Honda Is Bringing the Super Cub Back to the US After 40 Years
By Alex Lauer / June 13, 2018 9:00 am

This week, an unfathomable breakthrough in U.S.-Asian relations was announced.

Of course, we’re talking about the Honda Super Cub coming back to the U.S. for the first time in over 40 years.

While much of the world has been steadily forging a path to enlightenment astride the iconic Japanese step-through motorcycles (it’s the most produced motor vehicle in history, surpassing 100 million bikes sold last October), America has been fumbling in the dark since imports stopped back in 1974.
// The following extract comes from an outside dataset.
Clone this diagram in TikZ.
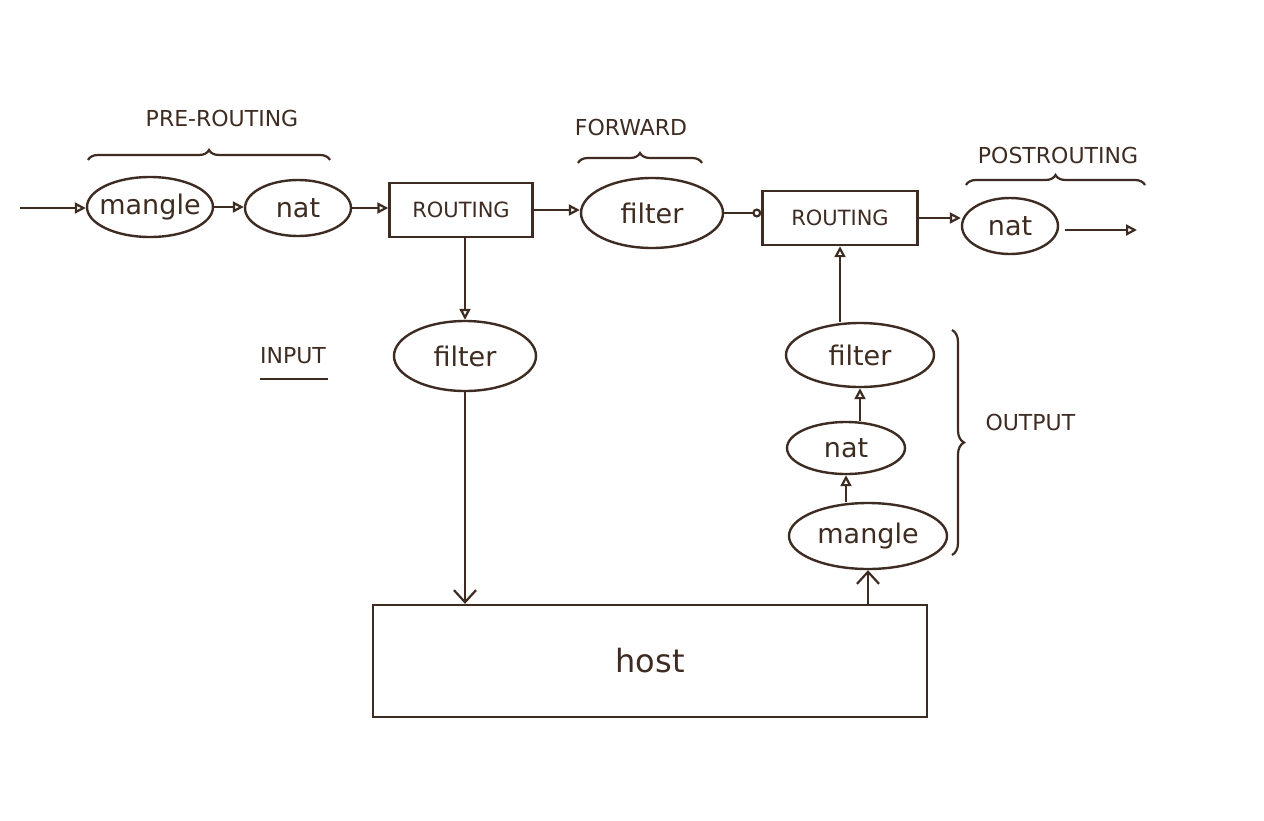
\documentclass[tikz,border=0pt]{standalone}
\usepackage{fontspec}
\setmainfont{DejaVu Sans}
\usetikzlibrary{arrows.meta,decorations.pathreplacing,shapes.geometric}
\definecolor{ink}{RGB}{62,44,34}
\tikzset{
  oval/.style={ellipse,draw=ink,line width=2.4pt,inner sep=-8pt,font=\fontsize{27}{29}\selectfont,text=ink},
  rbox/.style={rectangle,draw=ink,line width=2.4pt,inner sep=0pt,font=\fontsize{21}{23}\selectfont,text=ink},
  conn/.style={draw=ink,line width=2.2pt,-{Triangle[open,length=11pt,width=11pt]}},
  connc/.style={draw=ink,line width=2.2pt,-{Circle[open,length=9pt]}},
  connv/.style={draw=ink,line width=2.2pt,-{Straight Barb[length=12pt,width=22pt]}},
  lab/.style={text=ink,font=\fontsize{22}{24}\selectfont},
  brc/.style={draw=ink,line width=2.2pt,decorate,decoration={brace,amplitude=10pt}}
}
\begin{document}
\begin{tikzpicture}[x=1pt,y=-1pt]
\useasboundingbox (0,0) rectangle (1264,820);
\fill[white] (0,0) rectangle (1264,820);
% top row
\coordinate (in) at (20,208);
\node[oval,minimum width=126pt,minimum height=60pt] (mangle1) at (150,207) {mangle};
\node[oval,minimum width=106pt,minimum height=56pt] (nat1) at (298,208) {nat};
\node[rbox,minimum width=143pt,minimum height=54pt] (rout1) at (461,210) {ROUTING};
\node[oval,minimum width=142pt,minimum height=70pt] (filterF) at (652,213) {filter};
\node[rbox,minimum width=155pt,minimum height=54pt] (rout2) at (840,218) {ROUTING};
\node[oval,minimum width=96pt,minimum height=56pt] (nat2) at (1010,226) {nat};
\coordinate (out) at (1137,230);
% input
\node[oval,minimum width=142pt,minimum height=70pt] (filterI) at (465,356) {filter};
\node[lab] (inputlab) at (293,356) {INPUT};
\draw[ink,line width=2.2pt] (260,379) -- (328,379);
% host
\node[rbox,minimum width=554pt,minimum height=112pt,font=\fontsize{32}{34}\selectfont] (host) at (650,661) {host};
% output column
\node[oval,minimum width=148pt,minimum height=64pt] (filterO) at (860,355) {filter};
\node[oval,minimum width=118pt,minimum height=52pt] (natO) at (846,448) {nat};
\node[oval,minimum width=158pt,minimum height=66pt] (mangleO) at (868,536) {mangle};
% labels
\node[lab] (prelab) at (222,118) {PRE-ROUTING};
\node[lab] (fwdlab) at (631,127) {FORWARD};
\node[lab] (postlab) at (1058,155) {POSTROUTING};
\node[lab,anchor=west] (outlab) at (982,422) {OUTPUT};
% braces
\draw[brc] (88,160) -- (330,160);
\draw[brc] (578,163) -- (702,163);
\draw[brc] (966,185) -- (1145,185);
\draw[brc,decoration={brace,amplitude=12pt}] (952,330) -- (952,555);
% connectors
\draw[conn] (in) -- (in -| mangle1.west);
\draw[conn] (mangle1.east) -- (mangle1.east -| nat1.west);
\draw[conn] (nat1.east) -- (nat1.east -| rout1.west);
\draw[conn] (rout1.east) -- (rout1.east -| filterF.west);
\draw[connc] (filterF.east) -- (filterF.east -| rout2.west);
\draw[conn] (rout2.east) -- (rout2.east -| nat2.west);
\draw[conn] (1065,230) -- (out);
\draw[conn] (rout1.south -| filterI.north) -- (filterI.north);
\draw[connv] (filterI.south) -- (host.north -| filterI.south);
\draw[connv] (host.north -| mangleO.south) -- (mangleO.south);
\draw[conn] (mangleO.north -| natO.south) -- (natO.south);
\draw[conn] (natO.north -| filterO.south) -- (filterO.south);
\draw[conn] (filterO.north -| rout2.south) -- (rout2.south);
\end{tikzpicture}
\end{document}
But starting in January 2019, the Super Cub C125 ABS will be available for U.S. buyers, and it’s not coming alone. Honda, months after killing off the 50-year-old Z50 “monkey bike,” will also be releasing a new version of that bike in October 2018 — called, simply, Monkey.

Super Cub (6 images)

Both mini-bikes will feature a 124.9cc air-cooled single-cylinder four-stroke engine, the same as in the wildly popular Honda Grom, with electronic ignition. But they differ in transmission, the Monkey equipped with a four-speed manual, while the Super Cub will tout a four-speed semi-automatic.
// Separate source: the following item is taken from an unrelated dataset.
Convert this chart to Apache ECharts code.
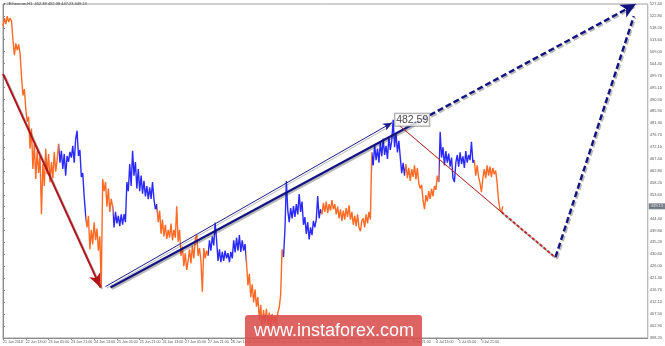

Either way, the point with these motorcycles is the ridiculously low barrier to entry compared to your standard hog. And while the town gearhead may balk at the price point, again, these aren’t for him.

Frankly, with the homecoming Super Cub at $3,600 (with ABS) and the Monkey at $4,000 (with ABS for $200 more), you might find yours truly zipping around Manhattan on one soon given the state of the subway.

Honda Monkey (7 images)

And now, the bad news (well, potentially concerning): while the Monkey seems to be a permanent release, Honda notes that the Super Cub “is coming to the U.S. in limited quantities.” What that means, we don’t know. And as for the really, really, really ridiculously good-looking photos above, they’re all labeled with the caveat “Non-U.S. Model Shown.”

So while we wait for official photos, go ahead and get that motorcycle license.